(Problem requirements) Nothing but the lines from the top of the data to the line holding "return [v - 2" should be printed, word for word and both ends included; leave the pictures out.

○ ○ ○ ○ ○

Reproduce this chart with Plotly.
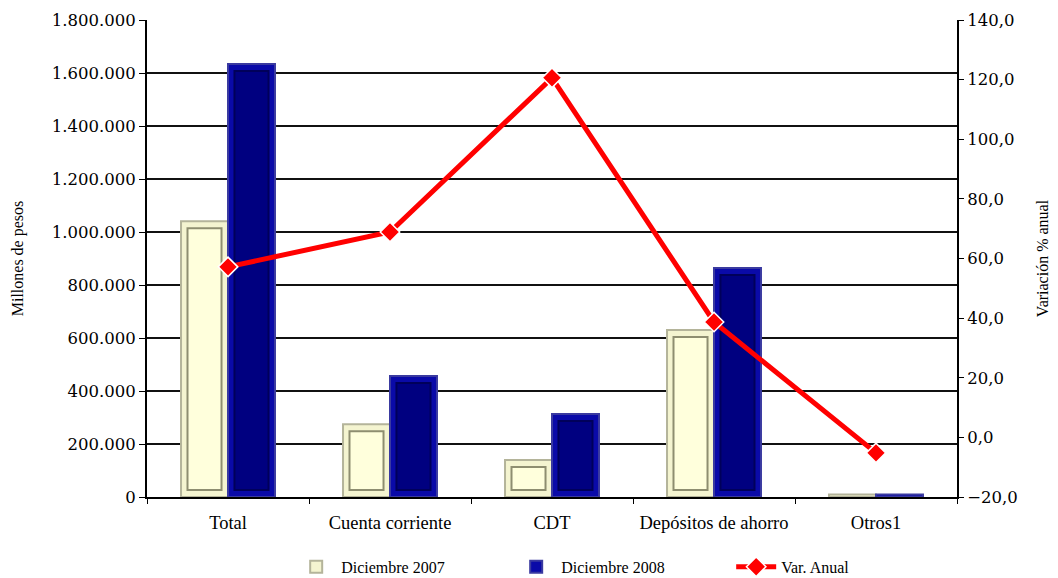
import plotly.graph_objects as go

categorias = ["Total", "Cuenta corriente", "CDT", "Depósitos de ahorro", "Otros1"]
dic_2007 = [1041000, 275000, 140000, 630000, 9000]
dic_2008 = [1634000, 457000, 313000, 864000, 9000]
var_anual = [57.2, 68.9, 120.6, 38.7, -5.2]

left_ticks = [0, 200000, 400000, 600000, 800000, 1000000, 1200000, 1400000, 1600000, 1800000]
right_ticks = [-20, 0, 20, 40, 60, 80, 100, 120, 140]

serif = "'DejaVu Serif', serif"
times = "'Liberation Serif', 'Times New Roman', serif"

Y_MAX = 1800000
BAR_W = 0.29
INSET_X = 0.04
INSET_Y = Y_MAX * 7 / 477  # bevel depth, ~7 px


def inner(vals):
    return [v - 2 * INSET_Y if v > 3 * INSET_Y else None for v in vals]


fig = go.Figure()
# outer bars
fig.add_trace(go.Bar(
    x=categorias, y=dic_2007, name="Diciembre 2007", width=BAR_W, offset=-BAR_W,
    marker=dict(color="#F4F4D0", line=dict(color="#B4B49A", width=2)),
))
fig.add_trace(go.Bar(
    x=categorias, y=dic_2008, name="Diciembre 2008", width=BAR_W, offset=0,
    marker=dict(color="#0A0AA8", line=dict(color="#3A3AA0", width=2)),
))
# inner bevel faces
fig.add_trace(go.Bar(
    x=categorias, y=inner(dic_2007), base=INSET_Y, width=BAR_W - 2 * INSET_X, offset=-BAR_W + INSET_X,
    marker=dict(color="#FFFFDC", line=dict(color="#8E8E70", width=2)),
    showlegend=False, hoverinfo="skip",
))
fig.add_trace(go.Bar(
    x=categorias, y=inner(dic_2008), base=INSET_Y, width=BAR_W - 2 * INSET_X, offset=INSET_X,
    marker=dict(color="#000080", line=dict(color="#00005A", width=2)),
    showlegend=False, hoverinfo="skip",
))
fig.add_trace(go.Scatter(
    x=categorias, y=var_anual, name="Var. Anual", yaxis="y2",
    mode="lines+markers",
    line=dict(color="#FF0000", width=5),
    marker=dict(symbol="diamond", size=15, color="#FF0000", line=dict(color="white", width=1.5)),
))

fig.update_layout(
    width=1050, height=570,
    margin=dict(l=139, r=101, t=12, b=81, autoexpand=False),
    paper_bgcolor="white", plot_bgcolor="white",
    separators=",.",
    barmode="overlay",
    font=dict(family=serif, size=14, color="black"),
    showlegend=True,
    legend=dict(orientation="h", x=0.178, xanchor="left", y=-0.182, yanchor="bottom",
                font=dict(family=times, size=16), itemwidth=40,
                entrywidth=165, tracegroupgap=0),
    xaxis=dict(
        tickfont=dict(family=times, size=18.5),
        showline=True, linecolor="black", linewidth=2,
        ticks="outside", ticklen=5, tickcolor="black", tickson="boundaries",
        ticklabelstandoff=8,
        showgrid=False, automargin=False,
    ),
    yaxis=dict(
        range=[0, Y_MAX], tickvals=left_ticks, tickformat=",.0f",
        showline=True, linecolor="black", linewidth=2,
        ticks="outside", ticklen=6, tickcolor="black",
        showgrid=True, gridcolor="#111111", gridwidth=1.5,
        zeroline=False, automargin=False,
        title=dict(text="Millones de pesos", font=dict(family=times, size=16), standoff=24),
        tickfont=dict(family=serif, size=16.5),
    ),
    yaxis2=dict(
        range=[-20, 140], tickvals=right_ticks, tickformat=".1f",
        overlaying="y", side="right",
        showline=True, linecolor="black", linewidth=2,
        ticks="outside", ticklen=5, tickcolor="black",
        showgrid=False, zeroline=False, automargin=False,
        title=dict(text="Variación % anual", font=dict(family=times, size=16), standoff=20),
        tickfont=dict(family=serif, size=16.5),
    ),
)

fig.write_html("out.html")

○ ○ ○ ○ ○

(Response)
Reproduce this chart with Plotly.
import plotly.graph_objects as go

categorias = ["Total", "Cuenta corriente", "CDT", "Depósitos de ahorro", "Otros1"]
dic_2007 = [1041000, 275000, 140000, 630000, 9000]
dic_2008 = [1634000, 457000, 313000, 864000, 9000]
var_anual = [57.2, 68.9, 120.6, 38.7, -5.2]

left_ticks = [0, 200000, 400000, 600000, 800000, 1000000, 1200000, 1400000, 1600000, 1800000]
right_ticks = [-20, 0, 20, 40, 60, 80, 100, 120, 140]

serif = "'DejaVu Serif', serif"
times = "'Liberation Serif', 'Times New Roman', serif"

Y_MAX = 1800000
BAR_W = 0.29
INSET_X = 0.04
INSET_Y = Y_MAX * 7 / 477  # bevel depth, ~7 px


def inner(vals):
    return [v - 2 * INSET_Y if v > 3 * INSET_Y else None for v in vals]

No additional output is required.